A group representing francophone and Acadian communities on P.E.I. is encouraging Islanders to write to their MPs about modernizing the federal Official Languages Act.

Société acadienne et francophone de l'Île-du-Prince-Édouard (SAF'Île) says the 50-year-old act is out of date and that's creating inequalities in the way Islanders receive French-language services.

"If we say that we are a bilingual country, then the federal government really needs to put the means and resources to live up to it," said Isabelle Dasylva-Gill, executive director of SAF'Île (formerly the Société Saint-Thomas d'Aquin).

Lack of bilingual workforce

Dasylva-Gill said one of the big issues is a lack of a bilingual workforce to provide services in areas such as child care, education, and health care.

And that affects francophones trying to access services in their first language.

Submitted by Isabelle Dasylva-Gill
Submitted by Isabelle Dasylva-Gill

"If you want to register your child for French-language daycare [on P.E.I.], well most of the time there is a huge waiting list," said Dasylva-Gill.
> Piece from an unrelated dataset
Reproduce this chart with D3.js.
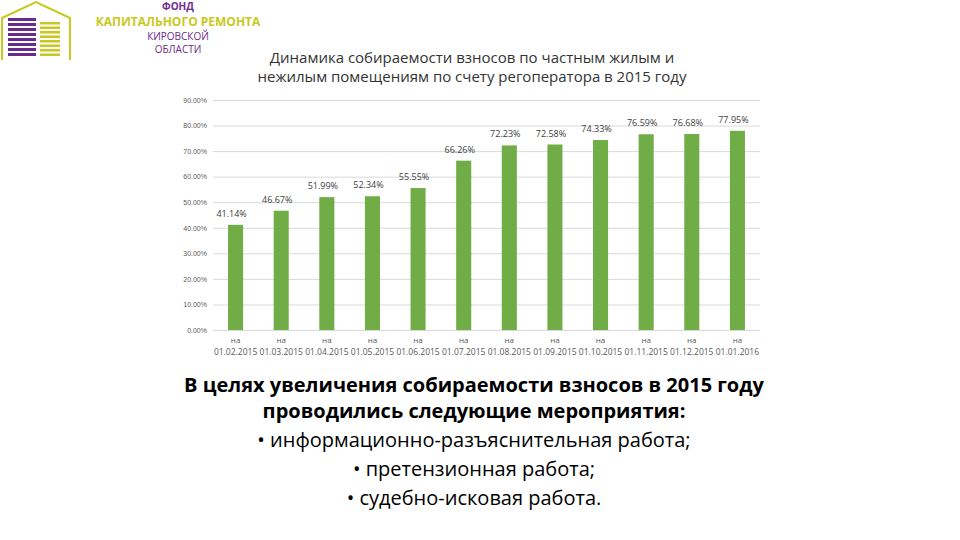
<!DOCTYPE html>
<html><head><meta charset="utf-8">
<script src="https://cdn.jsdelivr.net/npm/d3@7"></script>
<style>body{margin:0;background:#fff;font-family:"Open Sans",sans-serif}</style>
</head><body><svg id="c" width="960" height="540"></svg>
<script>
const dates = ['01.02.2015','01.03.2015','01.04.2015','01.05.2015','01.06.2015','01.07.2015','01.08.2015','01.09.2015','01.10.2015','01.11.2015','01.12.2015','01.01.2016'];
const values = [41.14, 46.67, 51.99, 52.34, 55.55, 66.26, 72.23, 72.58, 74.33, 76.59, 76.68, 77.95];
const yTicks = [0,10,20,30,40,50,60,70,80,90];
const bullets = ['информационно-разъяснительная работа;','претензионная работа;','судебно-исковая работа.'];

const svg = d3.select('#c');

// logo
const logo = svg.append('g');
logo.append('path').attr('d','M2,60 L2,18 L36,2 L70,18 L70,60').attr('fill','none').attr('stroke','#c8c820').attr('stroke-width',2);
d3.range(8).forEach(i => {
  logo.append('rect').attr('x',8).attr('y',18+i*5).attr('width',28).attr('height',3).attr('fill','#6a2c8c');
  logo.append('rect').attr('x',40).attr('y',22+i*4.5).attr('width',20).attr('height',2.5).attr('fill','#c8c820');
});
logo.append('text').attr('x',178).attr('y',10).attr('text-anchor','middle').attr('font-size',10).attr('font-weight','bold').attr('fill','#6a2c8c').text('ФОНД');
logo.append('text').attr('x',178).attr('y',26).attr('text-anchor','middle').attr('font-size',12).attr('font-weight','bold').attr('fill','#c8c820').text('КАПИТАЛЬНОГО РЕМОНТА');
logo.append('text').attr('x',178).attr('y',40).attr('text-anchor','middle').attr('font-size',10).attr('fill','#6a2c8c').text('КИРОВСКОЙ');
logo.append('text').attr('x',178).attr('y',53).attr('text-anchor','middle').attr('font-size',10).attr('fill','#6a2c8c').text('ОБЛАСТИ');

// title
svg.append('text').attr('x',472).attr('y',63).attr('text-anchor','middle').attr('font-size',15).attr('fill','#333').text('Динамика собираемости взносов по частным жилым и');
svg.append('text').attr('x',472).attr('y',82).attr('text-anchor','middle').attr('font-size',15).attr('fill','#333').text('нежилым помещениям по счету регоператора в 2015 году');

const x = d3.scaleBand().domain(dates).range([213, 760]).paddingInner(0.67).paddingOuter(0.33);
const y = d3.scaleLinear().domain([0, 90]).range([330, 100]);

const yAxis = d3.axisLeft(y).tickValues(yTicks).tickSize(-(760-213)).tickPadding(6)
  .tickFormat(d => d.toFixed(2) + '%');
svg.append('g').attr('transform','translate(213,0)').call(yAxis)
  .call(g => g.select('.domain').remove())
  .call(g => g.selectAll('.tick line').attr('stroke','#d9d9d9'))
  .call(g => g.selectAll('.tick text').attr('font-size',7).attr('fill','#595959').attr('x',-6).attr('text-anchor','end'));

svg.selectAll('.bar').data(values).join('rect')
  .attr('x',(d,i)=>x(dates[i])).attr('width',x.bandwidth())
  .attr('y',d=>y(d)).attr('height',d=>y(0)-y(d)).attr('fill','#70ad47');

svg.selectAll('.lbl').data(values).join('text')
  .attr('x',(d,i)=>x(dates[i])+x.bandwidth()/2-4).attr('y',d=>y(d)-8)
  .attr('text-anchor','middle').attr('font-size',9).attr('fill','#404040')
  .text(d=>d.toFixed(2)+'%');

const xl = svg.append('g');
dates.forEach(d => {
  const cx = x(d)+x.bandwidth()/2;
  xl.append('text').attr('x',cx).attr('y',343).attr('text-anchor','middle').attr('font-size',8).attr('fill','#595959').text('на');
  xl.append('text').attr('x',cx).attr('y',355).attr('text-anchor','middle').attr('font-size',8.5).attr('fill','#595959').text(d);
});

// body text
svg.append('text').attr('x',474).attr('y',392).attr('text-anchor','middle').attr('font-size',20).attr('font-weight','bold').attr('fill','#000').text('В целях увеличения собираемости взносов в 2015 году');
svg.append('text').attr('x',474).attr('y',418).attr('text-anchor','middle').attr('font-size',20).attr('font-weight','bold').attr('fill','#000').text('проводились следующие мероприятия:');
bullets.forEach((b,i) => {
  svg.append('text').attr('x',474).attr('y',447+i*29).attr('text-anchor','middle').attr('font-size',20).attr('fill','#000').text('•  ' + b);
});
</script></body></html>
"Because there are not the resources available to be able to have a spot."

When that happens, said Dasylva-Gill, parents must put their kids into English-language daycare, which can lead to assimilation.

Dasylva-Gill emphasized that the act also affects anglophones on P.E.I., in particular parents who want their children to have equal access to learn French through an immersion program.

"If you don't have the resources to provide those programs, that's where the act is not living up to the demand," Dasylva-Gill said.

Group says act not accountable enough

She said that if Islanders feel they are not getting equal treatment under the act, it's hard to know where to speak up about it.

"The mechanisms that are in place are not reliable enough to make sure that the act actually is respected by the federal institutions."

The act also includes targets for bilingual immigrants who can work in the health care and education sectors.

As a society, we have a responsibility to make our voices heard — Isabelle Dasylva-Gill, SAF'Île

"Year after year, there is less than two per cent of immigrants that settle outside of Quebec that are French speaking," said Dasylva-Gill.

She said it's an asset for all businesses to be able to employ more bilingual workers, which helps the economy.

"Really, it's the act of all Canadians when you think about the bigger picture."

SAF'Île wants Islanders to send a letter to their MP about modernizing the Official Languages Act, and it has a template on its website.

"As a society, we have a responsibility to make our voices heard," said Dasylva-Gill.